**DIRECTIONS**
Copy the records below word for word, from the first line through the line that contains "import matplotlib.pyplot as plt", and leave out any pictures.

─── DATASET CONTENT ───

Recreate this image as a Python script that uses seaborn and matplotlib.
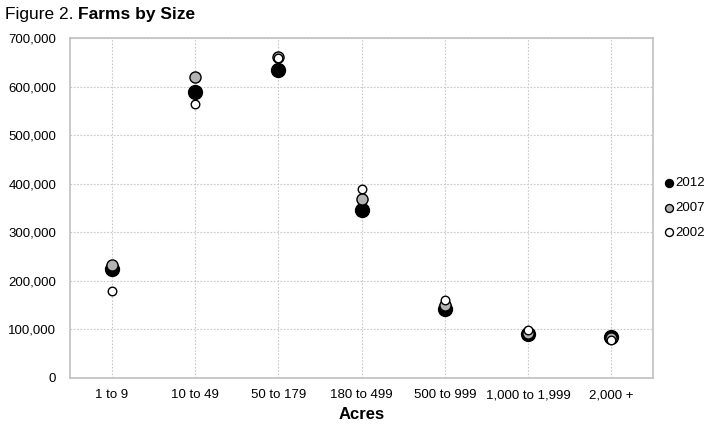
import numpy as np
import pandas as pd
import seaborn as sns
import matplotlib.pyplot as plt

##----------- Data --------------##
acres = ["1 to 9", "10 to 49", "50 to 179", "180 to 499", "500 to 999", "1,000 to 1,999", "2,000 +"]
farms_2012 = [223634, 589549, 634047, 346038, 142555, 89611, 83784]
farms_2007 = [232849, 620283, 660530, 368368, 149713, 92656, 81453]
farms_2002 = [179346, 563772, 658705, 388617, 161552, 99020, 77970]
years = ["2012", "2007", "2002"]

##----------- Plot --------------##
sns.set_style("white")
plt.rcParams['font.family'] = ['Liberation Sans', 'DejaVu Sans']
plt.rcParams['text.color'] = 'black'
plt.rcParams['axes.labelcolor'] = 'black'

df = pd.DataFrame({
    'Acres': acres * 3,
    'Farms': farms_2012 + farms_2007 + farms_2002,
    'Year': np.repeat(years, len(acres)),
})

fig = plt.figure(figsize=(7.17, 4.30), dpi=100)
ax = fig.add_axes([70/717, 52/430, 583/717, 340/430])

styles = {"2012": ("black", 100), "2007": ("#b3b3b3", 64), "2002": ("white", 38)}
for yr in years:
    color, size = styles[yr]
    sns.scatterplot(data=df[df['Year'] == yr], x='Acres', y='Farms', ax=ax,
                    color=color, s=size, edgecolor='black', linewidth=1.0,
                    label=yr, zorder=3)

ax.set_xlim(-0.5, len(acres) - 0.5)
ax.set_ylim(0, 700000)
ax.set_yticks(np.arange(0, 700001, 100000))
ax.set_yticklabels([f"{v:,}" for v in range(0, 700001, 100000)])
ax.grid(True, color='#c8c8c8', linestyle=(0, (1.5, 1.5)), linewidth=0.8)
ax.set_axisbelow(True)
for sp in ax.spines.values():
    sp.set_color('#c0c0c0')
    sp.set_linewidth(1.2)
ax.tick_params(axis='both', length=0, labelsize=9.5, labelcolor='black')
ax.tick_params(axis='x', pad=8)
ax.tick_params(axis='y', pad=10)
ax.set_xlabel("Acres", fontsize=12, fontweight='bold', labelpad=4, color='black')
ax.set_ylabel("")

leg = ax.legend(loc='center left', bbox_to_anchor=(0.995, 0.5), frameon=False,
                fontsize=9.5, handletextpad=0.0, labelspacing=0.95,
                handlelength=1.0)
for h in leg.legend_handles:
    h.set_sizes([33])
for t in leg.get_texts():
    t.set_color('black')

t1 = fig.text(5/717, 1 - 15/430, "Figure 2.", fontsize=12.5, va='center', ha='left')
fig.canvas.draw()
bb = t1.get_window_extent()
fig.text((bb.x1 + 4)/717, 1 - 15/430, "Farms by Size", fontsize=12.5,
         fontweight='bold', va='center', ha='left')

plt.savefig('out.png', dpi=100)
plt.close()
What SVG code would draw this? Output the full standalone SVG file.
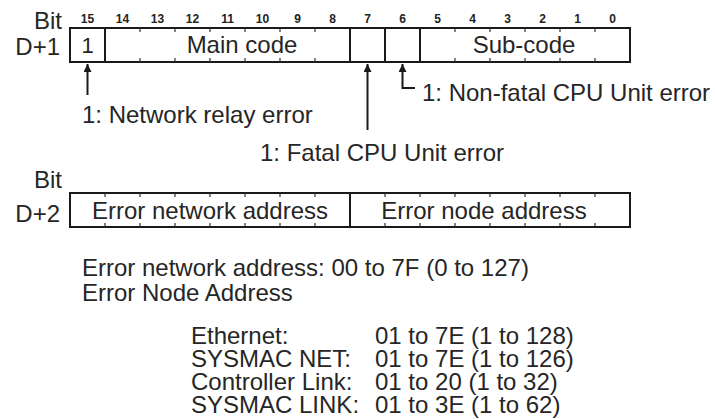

───

**FINAL ANSWER**
Recreate this image as a Python script that uses seaborn and matplotlib.
import numpy as np
import pandas as pd
import seaborn as sns
import matplotlib.pyplot as plt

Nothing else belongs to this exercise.